The move was made in the hope of diversifying their student population, according to CNN. The school’s Board of Regents reached an unanimous vote, endorsing the repeal of prop 209. They also voted in favor of Assembly Constitutional Amendment 5 which would formally appeal prop 209. “Proposition 209 has forced California public institutions to try to address racial inequality without factoring in race, even where allowed by federal law. The diversity of our university and higher education institutions across California, should—and must—represent the rich diversity of our state.” U.C. president Janet Napolitano said in a statement.
“There is amazing momentum for righting the wrongs caused by centuries of systemic racism in our country. The UC Board of Regents’ votes to endorse ACA 5 and to repeal Proposition 209 plays a part in that effort,” Board Chair John A. Pérez said in a statement.
“As we continue to explore all the University’s opportunities for action, I am proud UC endorsed giving California voters the chance to erase a stain, support opportunity and equality, and repeal Proposition 209.”
In a news release, the board said Proposition 209 challenged the university’s efforts to create and maintain a student body that “reflects California’s laudable cultural, racial, geographic and socioeconomic diversity.”
On Wednesday, the California state Assembly passed Assembly Constitutional Amendment 5 by a vote of 60-14. The amendment must pass through the state Senate by June 25 in order to appear on the Nov. 3 general election ballot.
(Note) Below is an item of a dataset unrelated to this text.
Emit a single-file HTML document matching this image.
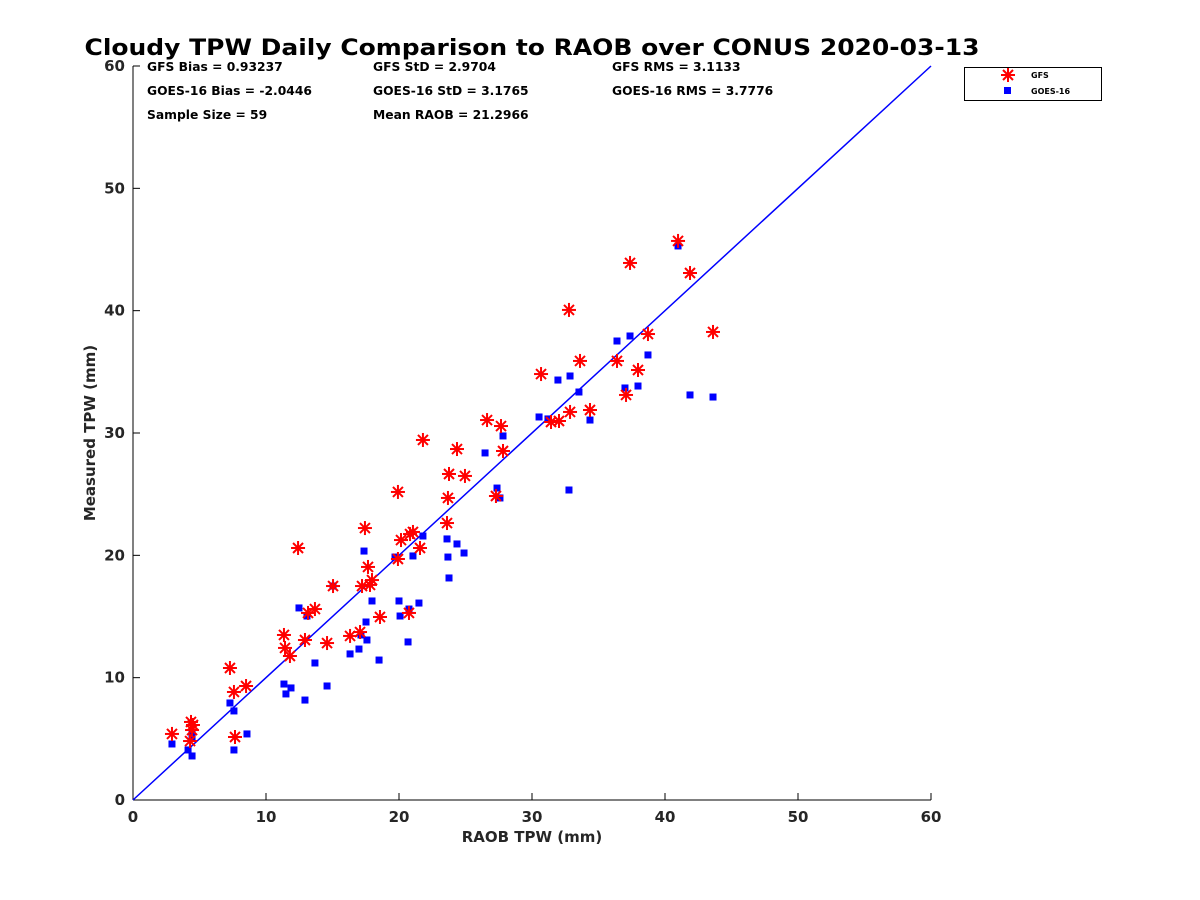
<!DOCTYPE html>
<html><head><meta charset="utf-8"><style>
body{margin:0;background:#fff;}
svg{display:block;font-family:"DejaVu Sans","Liberation Sans",sans-serif;}
</style></head><body>
<svg id="chart" width="1200" height="900">
<text x="532" y="55" text-anchor="middle" font-size="22" font-weight="bold" textLength="895" lengthAdjust="spacingAndGlyphs">Cloudy TPW Daily Comparison to RAOB over CONUS 2020-03-13</text>
<g font-size="12.3" font-weight="bold">
<text x="147" y="71">GFS Bias = 0.93237</text>
<text x="373" y="71">GFS StD = 2.9704</text>
<text x="612" y="71">GFS RMS = 3.1133</text>
<text x="147" y="95">GOES-16 Bias = -2.0446</text>
<text x="373" y="95">GOES-16 StD = 3.1765</text>
<text x="612" y="95">GOES-16 RMS = 3.7776</text>
<text x="147" y="119">Sample Size = 59</text>
<text x="373" y="119">Mean RAOB = 21.2966</text>
</g>
<g id="axes"></g>
<g id="marks"></g>
<g>
<rect x="964.5" y="67.5" width="137" height="33" fill="#fff" stroke="#000" stroke-width="1"/>
<g stroke="red" stroke-width="2">
<line x1="1008" y1="68" x2="1008" y2="82"/><line x1="1001" y1="75" x2="1015" y2="75"/><line x1="1003" y1="70" x2="1013" y2="80"/><line x1="1003" y1="80" x2="1013" y2="70"/></g>
<text x="1031" y="78" font-size="8" font-weight="bold">GFS</text>
<rect x="1004" y="87" width="7" height="7" fill="blue"/>
<text x="1031" y="94" font-size="8" font-weight="bold">GOES-16</text>
</g>
</svg>
<script>
const gfsX=[2.93,4.29,4.36,4.51,4.44,7.29,7.59,7.67,8.50,11.35,11.43,11.80,12.41,12.93,13.16,13.68,14.59,15.04,16.32,17.07,17.22,17.44,17.67,17.82,17.97,18.57,19.92,19.92,20.15,20.75,20.83,21.05,21.58,21.80,23.61,23.68,23.76,24.36,24.96,26.62,27.29,27.67,27.82,30.68,31.43,32.03,32.78,32.86,33.61,34.36,36.39,37.07,37.37,37.97,38.72,40.98,41.88,43.61];
const gfsY=[5.40,4.82,6.38,6.13,5.72,10.79,8.83,5.15,9.32,13.49,12.43,11.77,20.60,13.08,15.29,15.61,12.83,17.49,13.41,13.73,17.49,22.23,19.05,17.58,17.98,14.96,25.18,19.70,21.25,15.29,21.74,21.91,20.60,29.43,22.64,24.69,26.65,28.69,26.49,31.06,24.85,30.57,28.53,34.82,30.90,30.98,40.06,31.72,35.89,31.88,35.89,33.11,43.90,35.15,38.09,45.70,43.08,38.26];
const goesX=[2.93,4.14,4.44,4.44,4.44,7.29,7.59,7.59,8.57,11.35,11.50,11.88,12.48,12.93,13.08,13.68,14.59,15.04,16.32,16.99,17.14,17.37,17.52,17.59,17.97,18.50,19.70,20.00,20.08,20.68,20.75,21.05,21.50,21.80,23.61,23.68,23.76,24.36,24.89,26.47,27.37,27.59,27.82,30.53,31.20,31.95,32.78,32.86,33.53,34.36,36.39,36.99,37.37,37.97,38.72,40.98,41.88,43.61];
const goesY=[4.58,4.09,5.15,5.48,3.60,7.93,7.28,4.09,5.40,9.48,8.67,9.16,15.70,8.17,15.04,11.20,9.32,17.49,11.94,12.34,13.49,20.35,14.55,13.08,16.27,11.44,19.86,16.27,15.04,12.92,15.61,19.95,16.10,21.58,21.34,19.86,18.15,20.93,20.19,28.37,25.50,24.69,29.76,31.31,31.15,34.33,25.34,34.66,33.35,31.06,37.52,33.68,37.93,33.84,36.38,45.29,33.11,32.94];
const xTicks=[0,10,20,30,40,50,60];
const yTicks=[0,10,20,30,40,50,60];
const NS="http://www.w3.org/2000/svg";
const X0=133,X1=931,Y0=800,Y1=66;
const sx=v=>X0+(v/60)*(X1-X0);
const sy=v=>Y0-(v/60)*(Y0-Y1);
function mk(tag,attrs,parent){const e=document.createElementNS(NS,tag);for(const k in attrs)e.setAttribute(k,attrs[k]);parent.appendChild(e);return e;}
const axes=document.getElementById('axes'),marks=document.getElementById('marks');
let ax=mk('line',{x1:X0,y1:Y0,x2:X1,y2:Y0,stroke:'#000','stroke-width':1},axes);


let ay=mk('line',{x1:X0,y1:Y0,x2:X0,y2:Y1,stroke:'#000','stroke-width':1},axes);


xTicks.forEach(t=>{const x=sx(t);
mk('line',{x1:x,y1:Y0,x2:x,y2:Y0-7,stroke:'#000'},axes);
const tx=mk('text',{x:x,y:Y0+22,'text-anchor':'middle','font-size':15,'font-weight':'bold',fill:'#262626'},axes);tx.textContent=t;

});
yTicks.forEach(t=>{const y=sy(t);
mk('line',{x1:X0,y1:y,x2:X0+7,y2:y,stroke:'#000'},axes);
const tx=mk('text',{x:X0-8,y:y+5,'text-anchor':'end','font-size':15,'font-weight':'bold',fill:'#262626'},axes);tx.textContent=t;

});
const xt=mk('text',{x:532,y:842,'text-anchor':'middle','font-size':15,'font-weight':'bold',fill:'#262626'},axes);xt.textContent='RAOB TPW (mm)';


const yt=mk('text',{x:95,y:433,'text-anchor':'middle','font-size':15,'font-weight':'bold',fill:'#262626',transform:'rotate(-90 95 433)'},axes);yt.textContent='Measured TPW (mm)';


const ref=mk('line',{x1:sx(0),y1:sy(0),x2:sx(60),y2:sy(60),stroke:'blue','stroke-width':1.5},marks);


goesX.forEach((v,i)=>{const r=mk('rect',{x:sx(v)-3.5,y:sy(goesY[i])-3.5,width:7,height:7,fill:'blue'},marks);

});
gfsX.forEach((v,i)=>{const cx=sx(v),cy=sy(gfsY[i]);
const g=mk('g',{stroke:'red','stroke-width':2},marks);


mk('line',{x1:cx,y1:cy-7,x2:cx,y2:cy+7},g);mk('line',{x1:cx-7,y1:cy,x2:cx+7,y2:cy},g);
mk('line',{x1:cx-5,y1:cy-5,x2:cx+5,y2:cy+5},g);mk('line',{x1:cx-5,y1:cy+5,x2:cx+5,y2:cy-5},g);});
</script>
</body></html>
California is one of only eight states that prevents race and gender from being a factor when it comes to admissions. “It makes little sense to exclude any consideration of race in admissions when the aim of the University’s holistic process is to fully understand and evaluate each applicant through multiple dimensions,” Napolitano said in her statement.
Last month, the University of California voted to remove ACT and SAT test scores as an admissions requirement for four years in an effort to shape the school’s admissions process to reflect “the broad-based values of the university.”